▸ EXERCISE DIRECTIONS:
Begin with the first line below and retype each line exactly through the line containing "n_obs = 87433". Any pictures are to be left out.

▸ DATA:
-- start --

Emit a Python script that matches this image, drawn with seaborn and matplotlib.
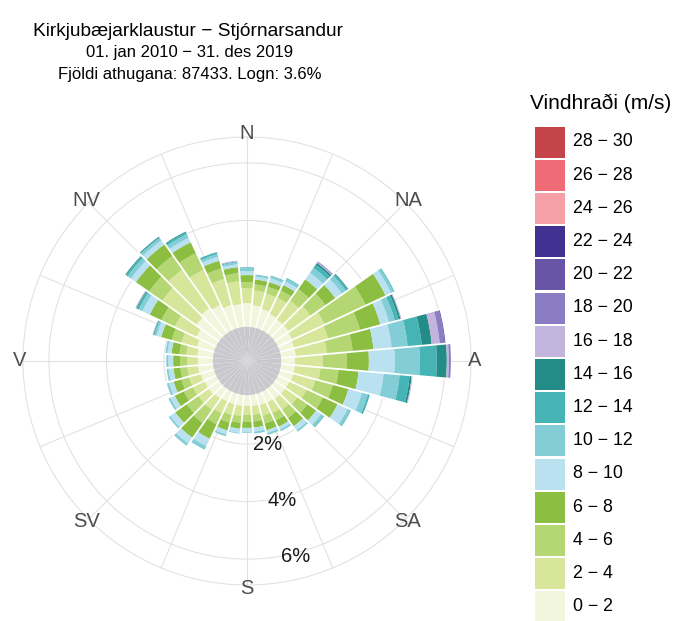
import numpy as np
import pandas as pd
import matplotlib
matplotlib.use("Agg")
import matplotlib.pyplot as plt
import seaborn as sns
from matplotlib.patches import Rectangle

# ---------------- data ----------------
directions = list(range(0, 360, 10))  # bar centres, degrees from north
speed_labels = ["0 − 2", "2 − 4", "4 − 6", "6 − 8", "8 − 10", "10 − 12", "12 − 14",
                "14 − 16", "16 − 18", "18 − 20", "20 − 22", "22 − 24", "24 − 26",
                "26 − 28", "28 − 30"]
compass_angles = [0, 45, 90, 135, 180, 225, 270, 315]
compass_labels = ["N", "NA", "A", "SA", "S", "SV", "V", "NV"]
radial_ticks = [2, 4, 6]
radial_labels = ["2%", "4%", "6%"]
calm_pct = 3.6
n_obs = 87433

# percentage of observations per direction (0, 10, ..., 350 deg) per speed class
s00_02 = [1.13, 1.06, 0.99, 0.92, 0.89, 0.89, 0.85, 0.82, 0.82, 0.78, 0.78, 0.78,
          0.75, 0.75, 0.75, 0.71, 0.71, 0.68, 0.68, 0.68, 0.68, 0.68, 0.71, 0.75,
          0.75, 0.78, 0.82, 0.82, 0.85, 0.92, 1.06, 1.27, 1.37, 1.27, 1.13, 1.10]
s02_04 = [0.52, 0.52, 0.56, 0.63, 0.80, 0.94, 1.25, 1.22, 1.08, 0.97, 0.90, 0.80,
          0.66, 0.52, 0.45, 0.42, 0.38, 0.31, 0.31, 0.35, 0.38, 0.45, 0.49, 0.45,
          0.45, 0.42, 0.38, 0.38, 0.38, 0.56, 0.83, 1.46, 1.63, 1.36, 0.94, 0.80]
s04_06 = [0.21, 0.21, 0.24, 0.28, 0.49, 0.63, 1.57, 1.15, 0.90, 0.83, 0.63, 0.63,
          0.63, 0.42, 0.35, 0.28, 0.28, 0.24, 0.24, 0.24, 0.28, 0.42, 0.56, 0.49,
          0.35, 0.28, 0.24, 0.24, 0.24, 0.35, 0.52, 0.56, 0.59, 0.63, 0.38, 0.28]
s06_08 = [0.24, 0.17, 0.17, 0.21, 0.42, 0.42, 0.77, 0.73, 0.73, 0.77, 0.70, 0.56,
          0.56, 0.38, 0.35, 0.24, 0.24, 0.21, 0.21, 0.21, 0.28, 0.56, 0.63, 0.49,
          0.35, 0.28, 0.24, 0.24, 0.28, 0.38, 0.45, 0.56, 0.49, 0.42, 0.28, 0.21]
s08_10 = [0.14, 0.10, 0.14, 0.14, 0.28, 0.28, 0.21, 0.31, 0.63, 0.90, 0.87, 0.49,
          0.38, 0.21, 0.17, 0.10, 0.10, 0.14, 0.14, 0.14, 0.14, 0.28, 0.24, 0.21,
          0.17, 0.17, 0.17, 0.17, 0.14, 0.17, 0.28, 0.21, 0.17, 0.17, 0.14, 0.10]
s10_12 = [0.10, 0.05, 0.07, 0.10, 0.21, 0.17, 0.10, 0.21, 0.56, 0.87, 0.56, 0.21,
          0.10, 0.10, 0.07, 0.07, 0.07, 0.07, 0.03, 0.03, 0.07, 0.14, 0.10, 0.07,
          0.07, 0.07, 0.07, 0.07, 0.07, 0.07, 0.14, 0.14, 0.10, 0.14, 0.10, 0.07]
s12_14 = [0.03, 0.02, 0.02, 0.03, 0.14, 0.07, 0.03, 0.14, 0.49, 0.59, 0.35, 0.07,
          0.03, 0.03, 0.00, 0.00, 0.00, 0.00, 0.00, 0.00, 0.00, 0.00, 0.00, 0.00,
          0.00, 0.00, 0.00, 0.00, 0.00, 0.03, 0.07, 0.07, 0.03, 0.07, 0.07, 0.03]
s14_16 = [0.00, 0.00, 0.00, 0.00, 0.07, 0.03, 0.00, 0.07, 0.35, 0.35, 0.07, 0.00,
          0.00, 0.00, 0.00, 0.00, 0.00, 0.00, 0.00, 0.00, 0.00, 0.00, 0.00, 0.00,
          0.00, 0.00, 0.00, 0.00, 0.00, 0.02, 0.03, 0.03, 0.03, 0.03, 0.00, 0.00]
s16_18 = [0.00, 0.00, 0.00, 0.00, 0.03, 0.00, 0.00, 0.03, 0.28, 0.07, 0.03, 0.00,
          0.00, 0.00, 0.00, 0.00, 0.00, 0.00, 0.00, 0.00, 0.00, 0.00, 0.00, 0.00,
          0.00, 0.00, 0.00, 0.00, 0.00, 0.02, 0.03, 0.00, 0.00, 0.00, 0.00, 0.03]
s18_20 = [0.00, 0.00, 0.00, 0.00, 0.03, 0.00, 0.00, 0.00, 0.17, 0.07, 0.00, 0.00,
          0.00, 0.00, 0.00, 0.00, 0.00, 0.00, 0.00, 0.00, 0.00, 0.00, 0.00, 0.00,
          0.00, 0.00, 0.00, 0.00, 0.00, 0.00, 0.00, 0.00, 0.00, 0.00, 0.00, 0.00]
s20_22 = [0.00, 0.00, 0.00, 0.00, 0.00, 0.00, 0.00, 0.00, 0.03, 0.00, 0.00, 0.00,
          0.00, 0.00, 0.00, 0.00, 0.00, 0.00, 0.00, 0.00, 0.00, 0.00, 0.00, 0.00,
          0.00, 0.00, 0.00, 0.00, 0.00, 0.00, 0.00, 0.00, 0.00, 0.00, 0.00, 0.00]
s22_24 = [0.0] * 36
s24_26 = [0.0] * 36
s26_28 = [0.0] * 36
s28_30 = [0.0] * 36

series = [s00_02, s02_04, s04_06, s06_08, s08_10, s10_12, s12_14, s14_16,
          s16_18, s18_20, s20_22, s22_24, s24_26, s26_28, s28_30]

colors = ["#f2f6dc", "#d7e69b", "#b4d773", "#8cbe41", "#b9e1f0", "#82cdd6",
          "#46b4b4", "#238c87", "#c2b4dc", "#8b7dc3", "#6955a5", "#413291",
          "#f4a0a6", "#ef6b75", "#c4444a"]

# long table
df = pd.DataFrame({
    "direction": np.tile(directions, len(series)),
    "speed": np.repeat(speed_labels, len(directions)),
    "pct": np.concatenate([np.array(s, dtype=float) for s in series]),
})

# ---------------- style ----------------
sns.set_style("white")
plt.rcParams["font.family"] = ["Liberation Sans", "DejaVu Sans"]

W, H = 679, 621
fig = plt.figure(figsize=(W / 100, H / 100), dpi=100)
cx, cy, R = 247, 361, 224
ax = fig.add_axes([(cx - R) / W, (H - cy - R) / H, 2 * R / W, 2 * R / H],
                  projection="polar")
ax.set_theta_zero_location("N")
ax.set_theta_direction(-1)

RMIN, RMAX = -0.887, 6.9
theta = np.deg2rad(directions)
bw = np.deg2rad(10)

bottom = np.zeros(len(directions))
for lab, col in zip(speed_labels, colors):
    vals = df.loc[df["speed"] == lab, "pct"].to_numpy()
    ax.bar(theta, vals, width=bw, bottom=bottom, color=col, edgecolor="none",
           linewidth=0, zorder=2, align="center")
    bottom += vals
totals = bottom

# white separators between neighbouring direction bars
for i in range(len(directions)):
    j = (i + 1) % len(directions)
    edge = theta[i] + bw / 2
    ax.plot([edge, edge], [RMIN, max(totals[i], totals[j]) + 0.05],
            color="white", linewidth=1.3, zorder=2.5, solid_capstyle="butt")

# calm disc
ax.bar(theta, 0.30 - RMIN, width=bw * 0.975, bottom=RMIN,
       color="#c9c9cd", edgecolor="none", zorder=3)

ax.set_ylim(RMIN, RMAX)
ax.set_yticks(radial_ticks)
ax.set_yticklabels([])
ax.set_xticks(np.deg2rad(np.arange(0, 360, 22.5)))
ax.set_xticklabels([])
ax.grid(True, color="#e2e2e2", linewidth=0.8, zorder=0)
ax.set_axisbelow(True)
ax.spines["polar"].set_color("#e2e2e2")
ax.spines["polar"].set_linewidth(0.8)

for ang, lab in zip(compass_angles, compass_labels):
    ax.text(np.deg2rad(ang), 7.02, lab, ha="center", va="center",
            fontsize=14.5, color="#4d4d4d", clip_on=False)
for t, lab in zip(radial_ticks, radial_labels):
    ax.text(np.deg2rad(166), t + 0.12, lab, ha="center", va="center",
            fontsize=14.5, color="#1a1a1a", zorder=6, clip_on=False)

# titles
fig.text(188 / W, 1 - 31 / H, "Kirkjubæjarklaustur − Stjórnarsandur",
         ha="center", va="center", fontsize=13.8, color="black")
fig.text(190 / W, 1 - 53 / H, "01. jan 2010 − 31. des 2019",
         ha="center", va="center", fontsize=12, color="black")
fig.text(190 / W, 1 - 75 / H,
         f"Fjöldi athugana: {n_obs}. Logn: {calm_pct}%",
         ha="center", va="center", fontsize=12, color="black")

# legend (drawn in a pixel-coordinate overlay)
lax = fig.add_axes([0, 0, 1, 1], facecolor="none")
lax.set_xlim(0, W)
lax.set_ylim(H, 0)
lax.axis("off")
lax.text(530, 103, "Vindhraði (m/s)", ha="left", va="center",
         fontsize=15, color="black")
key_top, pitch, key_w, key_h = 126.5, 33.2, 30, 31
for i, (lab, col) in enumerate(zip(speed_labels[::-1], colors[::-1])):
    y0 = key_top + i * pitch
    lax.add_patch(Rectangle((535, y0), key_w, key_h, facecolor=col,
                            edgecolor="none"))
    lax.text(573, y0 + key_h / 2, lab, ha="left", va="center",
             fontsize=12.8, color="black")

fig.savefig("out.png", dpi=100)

-- end --

▸ SOLUTION:
Emit a Python script that matches this image, drawn with seaborn and matplotlib.
import numpy as np
import pandas as pd
import matplotlib
matplotlib.use("Agg")
import matplotlib.pyplot as plt
import seaborn as sns
from matplotlib.patches import Rectangle

# ---------------- data ----------------
directions = list(range(0, 360, 10))  # bar centres, degrees from north
speed_labels = ["0 − 2", "2 − 4", "4 − 6", "6 − 8", "8 − 10", "10 − 12", "12 − 14",
                "14 − 16", "16 − 18", "18 − 20", "20 − 22", "22 − 24", "24 − 26",
                "26 − 28", "28 − 30"]
compass_angles = [0, 45, 90, 135, 180, 225, 270, 315]
compass_labels = ["N", "NA", "A", "SA", "S", "SV", "V", "NV"]
radial_ticks = [2, 4, 6]
radial_labels = ["2%", "4%", "6%"]
calm_pct = 3.6
n_obs = 87433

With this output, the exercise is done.